Fait religieux en entreprise : osons résister

Pas une semaine sans tomber sur un article lié à la volonté de groupuscules d’introduire la religion en entreprise. Il est temps de dire stop à cette dérive inquiétante.


La complicité des syndicats et le manque de courage des politiques et des dirigeants sont deux éléments qui laissent l’entreprise en prise avec un phénomène sociétal qui la dépasse. La rue est entrée dans l'entreprise.

L’entreprise est un espace collectif, laïc, portée par une ambition de performance. Elle doit être animée par des valeurs et une culture qui s’appliquent sans discrimination à tous. Et voilà que le fait religieux, porté par des courants pilotés est en passe de créer la discrimination inversée. Un comble.

Espace ouvert et tolérant, l’entreprise moderne ne peut être victime de rites importés contre son gré qui viendraient semer le trouble dans son équilibre humain fondé encore une fois sur une culture et un modèle de management.

Dans la plupart des entreprises médiatisées sur le sujet, ce sont les "petits managers" qui trinquent et qui doivent vivre dans la crainte permanente de menaces, y compris physiques ! Ou sont les grands discours des leaders ? Où est la force du droit ? Où est le courage ? Nulle part !

L’entreprise est une composante essentielle de la société civile  privée ou publique, le droit s’applique, mais au-delà, les usages du vivre ensemble républicain et les règles civiques guident une concorde dans un univers business.

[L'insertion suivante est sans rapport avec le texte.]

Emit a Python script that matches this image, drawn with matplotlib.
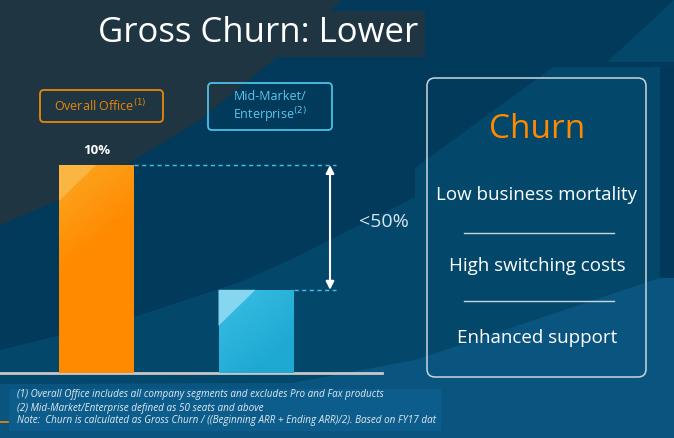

L’entreprise elle-même porte une spiritualité à l’image de toute communauté sportive ou autre. Elle a des couleurs à défendre, un maillot à porter, une identité à défendre. Imagine-t-on le jour d’un grand match, une équipe déclarant forfait pour cause de prière ?

La culture d’entreprise a-t-elle une portée spirituelle face à des salariés qui revendiquent leur spiritualité privée ? La question choque, dérange, interpelle : pour la plupart, elle sera sûrement incongrue et un non sujet et pourtant, ne pas se la poser peut nous faire passer à côté de l'essentiel.

Avant toute chose, il faut se débarrasser des oripeaux religieux et de tous dogmes pour revenir à un périmètre humain naturel : valeurs, croyance, engagement, dépassement, culture, fierté d’appartenance, rites… Pour le moins, les mots d’usages quotidien en entreprise ne sont pas aseptisés et ont une profondeur surprenante. Le problème pour quiconque qui passe sa vie dans les entreprises, est que ces mots sonnent souvent creux et sont insipides pour la plupart des salariés.

Le vivre ensemble en entreprise est souvent La priorité du dirigeant responsable. En tant que chef d’équipe, il est le garant du sens commun. Sa politique de recrutement est par essence culturellement discriminante pour attirer des équipiers en phase avec la culture de sa boîte, son système d’évaluation et de sanction repose sur le respect des règles de vie…

En 200 ans, l’entreprise est devenue un lieu d’intégration, d’émancipation unique et ce aux quatre coins du globe. L’esprit de compétition qui la gère révèle les personnes et les libère aussi.

L’entreprise est un trait d’union entre les différences et jette souvent des ponts là où la géopolitique a bâti des murs. Même si ses intérêts sont économiques avant tout, elle doit assumer une responsabilité morale inédite. Loin d’être toujours un espace de Lumières, elle ne doit pas reculer face à l’obscurantisme drapé dans la vertu du droit à la différence !

Politiques, dirigeants d'entreprises, partenaires sociaux, salariés, citoyens, il y a urgence à dire stop au fait religieux en entreprise qui est, avec l’école, l’une des dernières citadelles de la libre pensée dans le respect de l’autre.

L’entreprise n’est pas neutre, elle est culturellement engagée de par son histoire, sa vision, son futur. Dieu avec ses églises, mosquées, synagogues et autres temples, n’a pas pour vocation de gérer des comptes d’exploitation ! Laissons-LE à ses affaires.